A publication of the Archaeological Institute of America
A group of scientists appraising artifacts in the Hebei Provincial Museum at Shijiazhuang, Hebei Province, China, have discovered that a quarter-inch thick copper plate bears the world's oldest map clearly marked with distances. The 2,300-year-old map marks the locations of buildings in the five mausoleums of Wang Cuo (344-313 B.C.), his queen, and his concubines. Called the Zhao Yu Tu ("map of the area of the mausoleum"), it was excavated in the late 1970s in Pingshan County, south-central Hebei Province. Wang was the fifth king of the Zhongshan Kingdom, one of dozens of principalities that flourished during the Warring States period (476-221 B.C.).
"It is not only the oldest map ever found in China but the oldest numeral-bearing map in the world," says Du Naisong, a researcher with the Palace Museum in Beijing's Forbidden City.
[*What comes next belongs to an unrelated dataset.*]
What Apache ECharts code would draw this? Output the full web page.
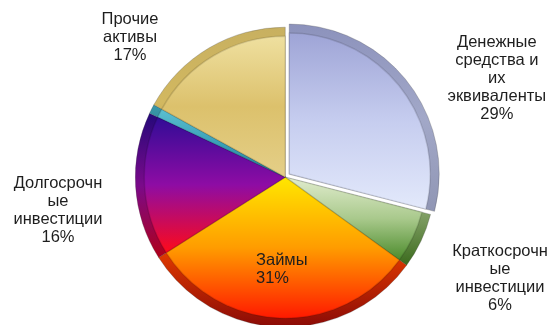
<!DOCTYPE html>
<html>
<head>
<meta charset="utf-8">
<script src="https://cdn.jsdelivr.net/npm/echarts@6/dist/echarts.min.js"></script>
<style>
  html, body { margin: 0; padding: 0; background: #fff; }
  #chart { width: 555px; height: 325px; }
</style>
</head>
<body>
<div id="chart"></div>
<script>
// Asset structure, share of total
const categories = [
  'Денежные средства и их эквиваленты',
  'Краткосрочные инвестиции',
  'Займы',
  'Долгосрочные инвестиции',
  'Прочее',
  'Прочие активы'
];
const values = [29, 6, 31, 16, 1, 17];
// Wrapped label captions (empty = no caption)
const captions = [
  'Денежные\nсредства и\nих\nэквиваленты',
  'Краткосрочн\nые\nинвестиции',
  'Займы',
  'Долгосрочн\nые\nинвестиции',
  '',
  'Прочие\nактивы'
];

// Face gradients (top -> bottom) and rim gradients per slice
const faceStops = [
  ['#9ea4d6', '#c6cdef', '#e3e9fb'],
  ['#e2edcf', '#a9c98c', '#4a8a2a'],
  ['#ffe800', '#ff9c00', '#ff1800'],
  ['#300c96', '#8e0ca4', '#ff0a18'],
  ['#5cc0d0', '#3aa0b8', '#2a8098'],
  ['#efe0a0', '#dcc16c', '#e4cf88']
];
const rimStops = [
  ['#8c92bc', '#a2a8c8', '#9096b4'],
  ['#a8bf90', '#78985c', '#3a6a1c'],
  ['#f0a000', '#e03a00', '#8a0a06'],
  ['#24087a', '#7a0a8a', '#b00018'],
  ['#3a98a8', '#2a8098', '#206878'],
  ['#c8b060', '#d2b860', '#b89a48']
];

// Caption anchor points (px): horizontal centre / left edge, vertical middle
const captionPos = [
  { x: 498, y: 82, align: 'center' },
  { x: 500, y: 278, align: 'center' },
  { x: 256, y: 269, align: 'left' },
  { x: 58, y: 210, align: 'center' },
  null,
  { x: 130, y: 37, align: 'center' }
];

function grad(stops) {
  return new echarts.graphic.LinearGradient(0, 0, 0, 1, [
    { offset: 0, color: stops[0] },
    { offset: 0.5, color: stops[1] },
    { offset: 1, color: stops[2] }
  ]);
}

const rimData = categories.map((name, i) => ({
  name, value: values[i], selected: i === 0,
  itemStyle: { color: grad(rimStops[i]) }
}));
const faceData = categories.map((name, i) => ({
  name, value: values[i], selected: i === 0,
  itemStyle: {
    color: grad(faceStops[i]),
    borderColor: 'rgba(0,0,0,0.12)',
    borderWidth: 1.5
  }
}));

const textStyle = {
  fontFamily: 'Liberation Sans, Arial, sans-serif',
  fontSize: 16.5,
  lineHeight: 18,
  color: '#1e1e1e'
};

const chart = echarts.init(document.getElementById('chart'), null, { renderer: 'canvas' });
const center = ['51.4%', '54.5%'];
chart.setOption({
  animation: false,
  series: [
    {
      type: 'pie',
      center, radius: 150,
      startAngle: 90, clockwise: true,
      selectedMode: 'single', selectedOffset: 5,
      label: { show: false }, labelLine: { show: false },
      emphasis: { disabled: true },
      itemStyle: { borderColor: 'rgba(60,60,60,0.25)', borderWidth: 1 },
      data: rimData
    },
    {
      type: 'pie',
      center, radius: 141,
      startAngle: 90, clockwise: true,
      selectedMode: 'single', selectedOffset: 5,
      emphasis: { disabled: true },
      avoidLabelOverlap: false,
      labelLine: { show: false },
      label: Object.assign({
        show: true,
        position: 'outside',
        alignTo: 'none',
        overflow: 'none',
        rich: {
          c: Object.assign({ align: 'center' }, textStyle),
          l: Object.assign({ align: 'left' }, textStyle)
        },
        // each caption line is a rich token so lines centre inside the block
        formatter: p => {
          const c = captionPos[p.dataIndex];
          if (!c) return '';
          const tag = c.align === 'center' ? 'c' : 'l';
          const lines = (captions[p.dataIndex] + '\n' + Math.round(p.percent) + '%').split('\n');
          return lines.map(s => '{' + tag + '|' + s + '}').join('\n');
        }
      }, textStyle),
      // Place every caption by its left edge so alignment does not depend on slice state
      labelLayout: p => {
        const c = captionPos[p.dataIndex];
        if (!c) return {};
        const w = p.labelRect.width;
        const left = c.align === 'center' ? c.x - w / 2 : c.x;
        return { x: left, y: c.y, align: 'left', verticalAlign: 'middle' };
      },
      data: faceData
    }
  ]
});
</script>
</body>
</html>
Thirty-seven inches long and 19 inches wide, the map marks more than 70 locations, and symbols, numerals, and epigraphs are inlaid with gold and silver. Unlike modern maps, the Zhao Yu Tu has south on top and north on the bottom. One-half inch equals 16.5 feet on the map's scale.
Also found on the map was a 42-character imperial edict ordering construction of the mausoleum. The king also asks that two copies of the Zhao Yu Tu be made, one to be stored in the Zhongshan imperial court, the other to be buried with him. The second copy has not been found.